Im Jahr 2001 vergaben sich sowohl die Regierung als auch sämtliche Parteien die Gelegenheit, die Vereinbarungen von San Andrés zu ratifizieren. Anstatt die indigene Autonomie als Recht in der Verfassung zu verankern, sprachen die Gesetzgeber den indigenen Völkern die rechtlichen Möglichkeiten ab, ihre Autonomie bezüglich der Nutzung ihrer Rohstoffe und Territorien auszuüben. Gleichzeitig warb die Regierung Fox für ihren Puebla-Panama-Plan (PPP), um die notwendige Infrastruktur (Autobahnen, Häfen und Flughäfen, Energieversorgung, Staudämme etc.) für Investoren zu schaffen, die an der Nutzung der natürlichen Rohstoffe, der billigen Arbeitskraft und der strategischen Lage im Südosten Mexikos interessiert waren.

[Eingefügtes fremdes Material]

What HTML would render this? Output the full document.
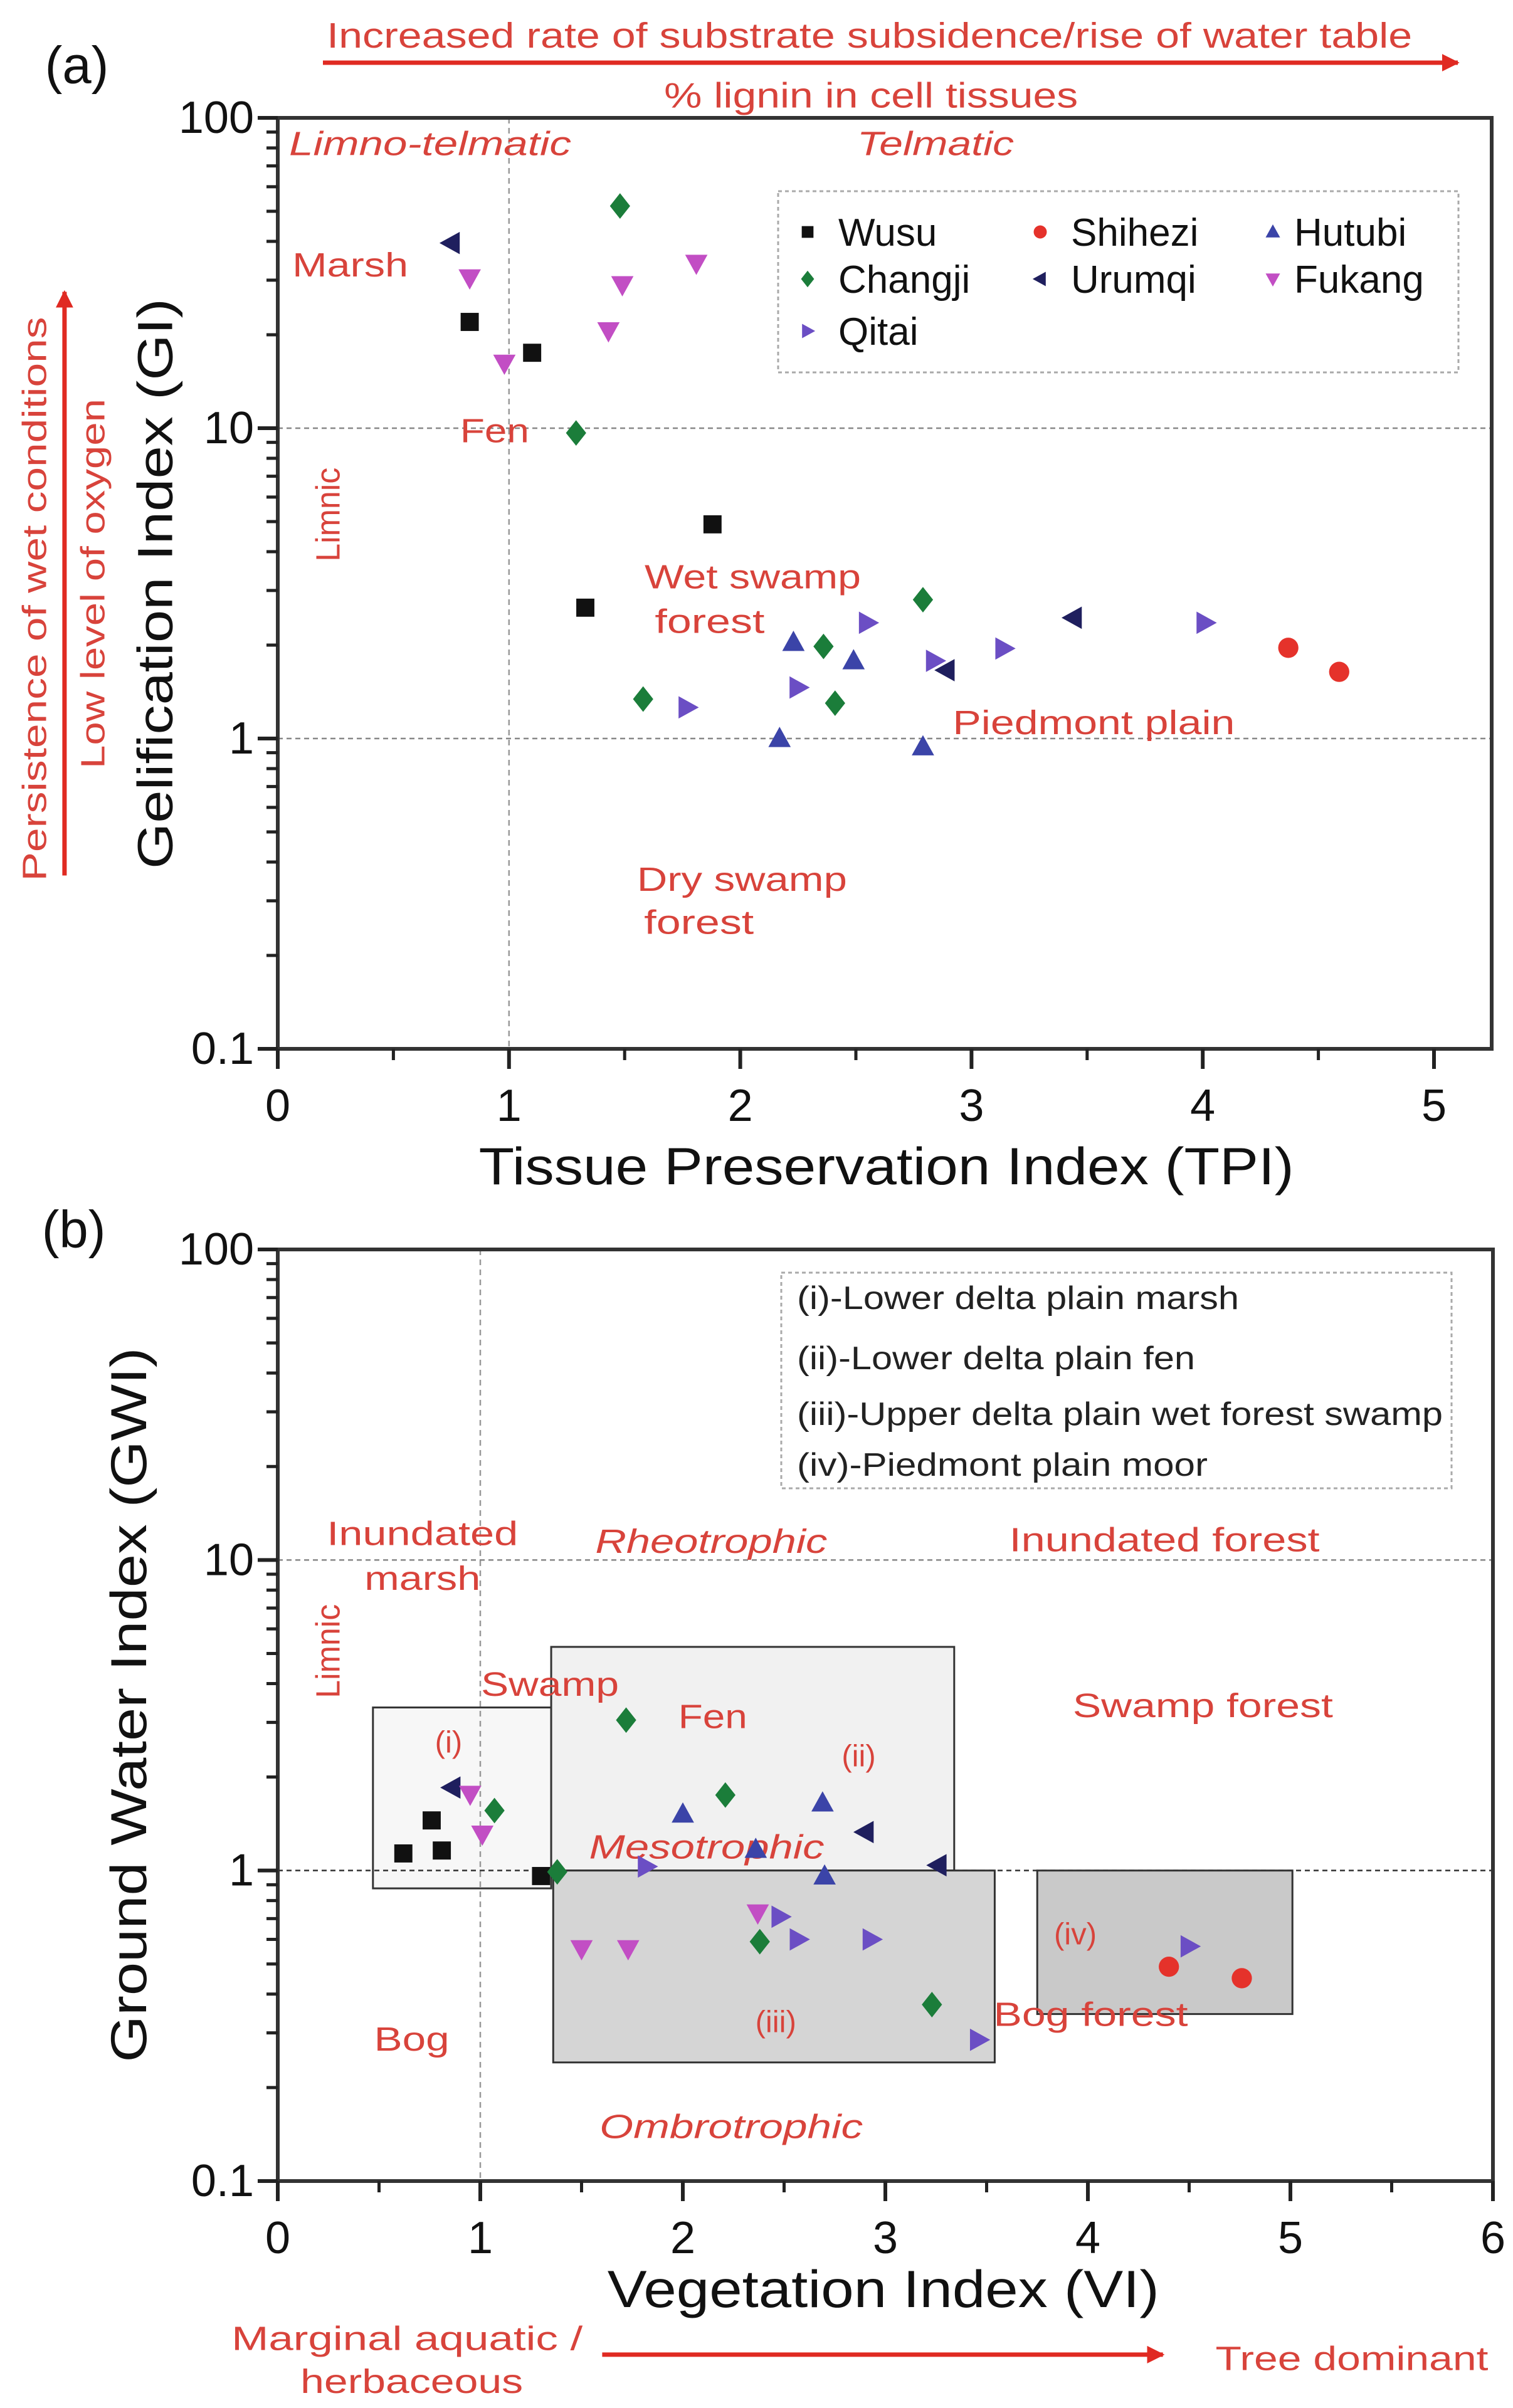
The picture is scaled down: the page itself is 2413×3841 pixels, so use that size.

Dieses Modell dient den Gruppen, die an der Macht sind, nicht aber der Mehrheit der Bevölkerung. Der PPP stieß auf so viel Widerstand in Chiapas und Oaxaca, außerdem in San Salvador Atenco, dass die Regierung nicht weiter für ihren Plan Propaganda machte, obgleich sie etliche der Projekte weiter verfolgte. Nun verspricht Felipe Calderón, den PPP wieder zu beleben, was in einer ohnehin schon erschütterten Region noch mehr Konflikte schüren könnte. Die Gemeinsamkeit zwischen Chiapas, San Salvador Atenco und Oaxaca ist der Widerstand gegen einen aufgezwungenen Entwicklungsplan, der seinem Charakter nach ausschließend und unhaltbar ist und ohne die Beteiligung der davon direkt betroffenen Gemeinden formuliert wurde.

In diesen Tagen gibt es Proteste in Mexiko und im Ausland gegen die Repression. Am 30. Juni beispielsweise fanden in mehr als 15 US-amerikanischen Städten Proteste vor mexikanischen Konsulaten statt, und in Barcelona wurde die Botschaft besetzt. Die EZLN ihrerseits hat die Bevölkerung aufgerufen, am 1. und 20. November offen gegen die Repression zu protestierten. Diese Protestaktionen zeigen nicht nur die fehlende Demokratie in den Institutionen, sondern auch die große Ausdauer und Beharrlichkeit der sozialen Bewegungen im Kampf für ihre legitimen Forderungen.